I started to bug with this question one high-ranking member of Presidential Administration. And he started with anger to talk about an interview of First Deputy Minister of Fuel and Energy of Ukraine, CEO of Naftogas of Ukraine Alexei Ivchenko. This interview appeared in the Russian information field in the previous evening. “The compromise is only possible with respect of Ukrainian national interests and within energy security frame for our state,” Ivchenko said in the interview. “The compromise will be found. If another country would want to change the conditions, it will initiate them. If these changes will happen – they will be only in Ukrainian interests. Everything else is unacceptable. If somebody wishes to raise the tension around this issue – it is all in vain.”

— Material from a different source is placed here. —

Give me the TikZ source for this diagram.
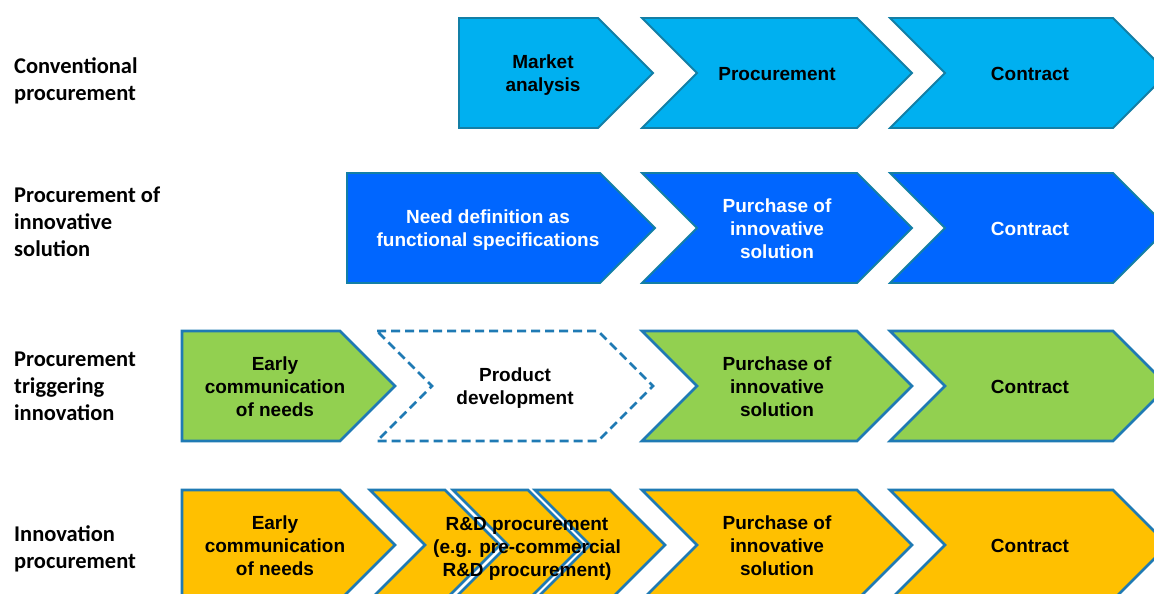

Besides, he said that there is no official proposal from Moscow to gradually raise the price for gas (He is right. There was no such proposal. However, there was a proposal to increase the price right away – at once. –A. K.).

“We offering to stick to earlier signed agreements,” the head of Naftogas of Ukraine said. “It will be a happy end for Ukraine.”

It looks like, these last words, according to high ranking Kremlin source, became a last drop that overfilled the cup of long patience of Russian president.

In this war of nerves, it was not Ivchenko who lost the nerve.